Constituye, cierto es, una agradable novedad que todos los argumentos utilizados el martes en contra o a favor del plan Ibarretxe tengan marchamo democrático, sin amenazas ni alusiones al recurso de la fuerza. España se parece hoy más que ayer a Canadá, por citar un país avanzado y líder en resolución civilizada de sus tensiones. Sin embargo, persiste el terrorismo. Sin embargo, una arquitectura mental menos civilizada sigue conformando estados de ánimo que tienen mucho más que ver con la España eterna, periclitada en la realidad pero presente como tropa de fantasmas, que con Canadá. Y ése es precisamente el peligro para su continuidad histórica. Lo imaginario, simbólico y emocional que se presenta como cemento aglutinador desde el centro provoca rechazo hasta la náusea en lo periférico todavía no asimilado. No son los argumentos, insisto, de indudable, si bien importada, matriz democrática, sino el tono, la resolución imperativa de fondo, esos jamases tan solemnes como los del Escorial. Tras el “me gusta hablar de España”, están Colón y Ramón y Cajal, pero más laten ahí los Tercios, la Nueva Planta, Franco. Así será mientras no sean anatemizados.

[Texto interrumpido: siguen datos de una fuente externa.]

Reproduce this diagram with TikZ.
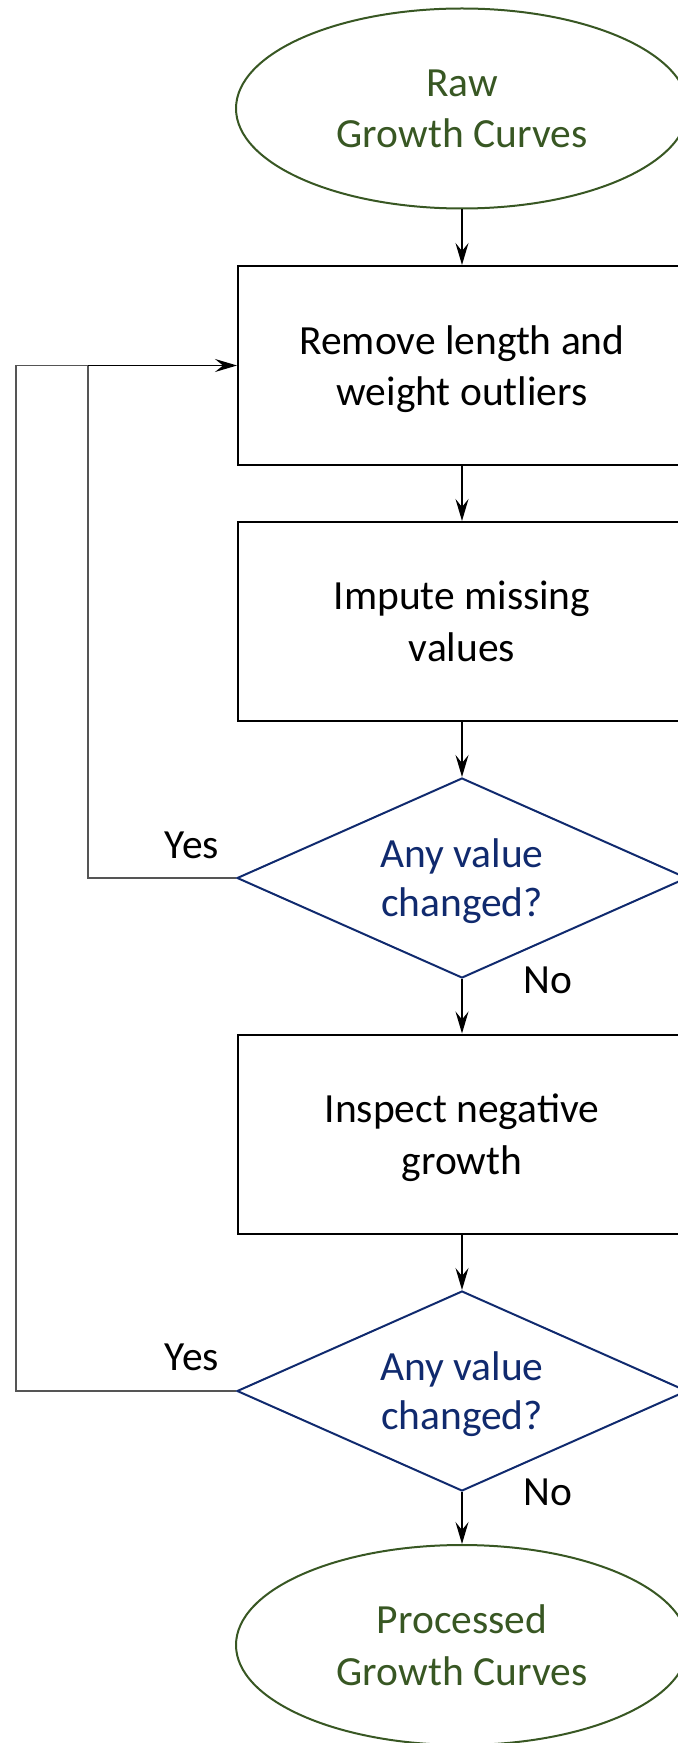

No estaría completo el esbozo del panorama sin añadir la persistencia de los nacionalismos, tan inflexible el vasco y tan dúctil el catalán, por lo menos en apariencia. ¿Son un factor de modernidad? Tal vez en parte no, pero sí ponen a prueba una vez más la capacidad española de encauzar sus tensiones en positivo. ¿Funcionará esta vez o acabarán ganando las frustraciones y las incomprensiones? No está nada claro. Por una parte, la predisposición o conciencia de la necesidad de nuevos pactos y acomodos es bastante inferior a la de la transición. La crispación política puede subir en cualquier momento; en todo caso, el acompañamiento mediático presionará para que así sea. Para las arcas del Estado, éste es el peor momento de las últimas legislaturas para paliar de modo sustancial el déficit fiscal catalán. El doble derrumbe de la posición española, alzada con tanto esfuerzo en Europa y el mundo atlántico, es de un calibre mayúsculo y no sienta el mejor de los precedentes. En fin, que los nacionalismos no van a conformarse esta vez con unas condiciones en las que el neocentralismo, superpuesto a las autonomías, siga ejerciendo de juez y parte.
Según las reglas del juego democrático, al final deciden los votos. En este sentido, Catalunya debería ir más allá del bilateralismo vasco, operar bastante más en términos de centro-periferia que de Catalunya-España. El peso demográfico está junto al mar, no ya en el centro. Por lo que una parte importante, si no sustancial, de este otra episodio histórico que acaba de empezar, va a dirimirse según la capacidad que tengamos los catalanes de conjuntar intereses y concertar alianzas con las autonomías periféricas no históricas. Algo se cuece en este sentido, pero sin publicidad la fuerza es menor.
Se observa, si puede llamarse conclusión a un cúmulo de interrogantes, bastante incertidumbre en derredor. Si lo imprevisto es el primer motor de la historia, para bien y para mal, en todas las circunstancias y épocas, lo mejor que podemos hacer es aferrarnos al volante de los intereses e ir con cuidado en las curvas. Dar media vuelta o echar el freno de mano es ya imposible. Hay terreno por delante, pero es escabroso. El equipaje histórico es un lastre. Europa, con su horror a que la sangre se acerque al río, el mejor marco entre los posibles. Los ánimos cobran fuerza.